This week has brought a flood of news on gay rights as Supreme Court justices review the Defense Of Marriage Act (DOMA). The repeal of DOMA would bring many benefits to same-sex families, such as death benefits, tax incentives, and health insurance coverage.
What does this have to do with financial aid? A lot, actually.
An increasingly common issue in the financial aid application process is how LGBT families file the FAFSA.
Because of DOMA, financial aid for same-sex families is determined differently and can lead to non-uniform aid awards. When filing the FAFSA, both parents (if married) are required to provide their financial information. In the case where marriage is not federally recognized, only one parent would be able to file for the student, leading to increased financial aid for the family. What’s more, any financial support from the other parent would be reported as untaxed income and subject to different treatment in the aid calculations. The same logic applies to married students.

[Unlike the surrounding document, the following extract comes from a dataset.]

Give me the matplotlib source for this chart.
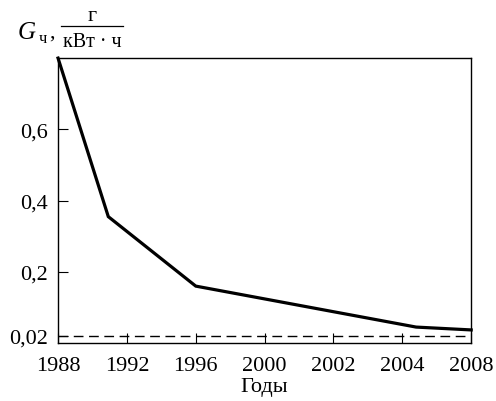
import matplotlib

matplotlib.use("Agg")
import matplotlib.pyplot as plt
from matplotlib.lines import Line2D

plt.rcParams["font.family"] = ["Liberation Serif", "DejaVu Serif"]

# Year labels sit on an evenly spaced axis, whatever the gap in years
years = ["1988", "1992", "1996", "2000", "2002", "2004", "2008"]
# Specific emission: positions along that axis and values, g/(kW*h)
curve_pos = [0.0, 0.73, 2.0, 5.2, 6.0]
curve_g = [0.80, 0.355, 0.16, 0.045, 0.037]
# Target level
norm_g = 0.02
y_ticks = [0.02, 0.2, 0.4, 0.6]
y_labels = ["0,02", "0,2", "0,4", "0,6"]

fig = plt.figure(figsize=(4.96, 4.02), dpi=100)
ax = fig.add_axes([0.117, 0.144, 0.833, 0.709])

ax.plot(curve_pos, curve_g, color="black", linewidth=2.3,
        solid_joinstyle="miter", clip_on=False)
ax.axhline(norm_g, color="black", linewidth=1.0, linestyle=(0, (7, 4)))

ax.set_xlim(0, len(years) - 1)
ax.set_ylim(0, 0.8)
ax.set_xticks(range(len(years)))
ax.set_xticklabels(years)
ax.set_yticks(y_ticks)
ax.set_yticklabels(y_labels)
ax.tick_params(direction="in", length=7, width=0.8, labelsize=16,
               colors="black", pad=7)
ax.tick_params(axis="x", pad=9)
for spine in ax.spines.values():
    spine.set_linewidth(1.0)

ax.set_xlabel("Годы", fontsize=16, labelpad=2)

# Axis name with units written as a fraction
fig.text(18 / 496, 1 - 39 / 402, "G", fontsize=18, style="italic",
         ha="left", va="baseline")
fig.text(39 / 496, 1 - 43 / 402, "ч", fontsize=12, ha="left",
         va="baseline")
fig.text(49 / 496, 1 - 38 / 402, ",", fontsize=16, ha="left",
         va="baseline")
fig.text(92 / 496, 1 - 21 / 402, "г", fontsize=16, ha="center",
         va="baseline")
fig.text(92 / 496, 1 - 47 / 402, "кВт · ч", fontsize=14.5, ha="center",
         va="baseline")
fig.add_artist(Line2D([61 / 496, 123 / 496], [1 - 27 / 402, 1 - 27 / 402],
                      color="black", linewidth=0.9,
                      transform=fig.transFigure))

fig.savefig("out.png", dpi=100)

If DOMA is repealed, the application process would be streamlined for all married couples. Financial aid would take all financial support for the student into account, and the question of “which parent should file the FAFSA” would be eliminated for these families.
This also means that same-sex families might get less financial aid, because financial awards would be based on both parents’ income and assets, not just one.
Clearly DOMA has far-reaching impacts for college students and their families, as repealing DOMA would mean uniformity in the financial aid process for all married couples.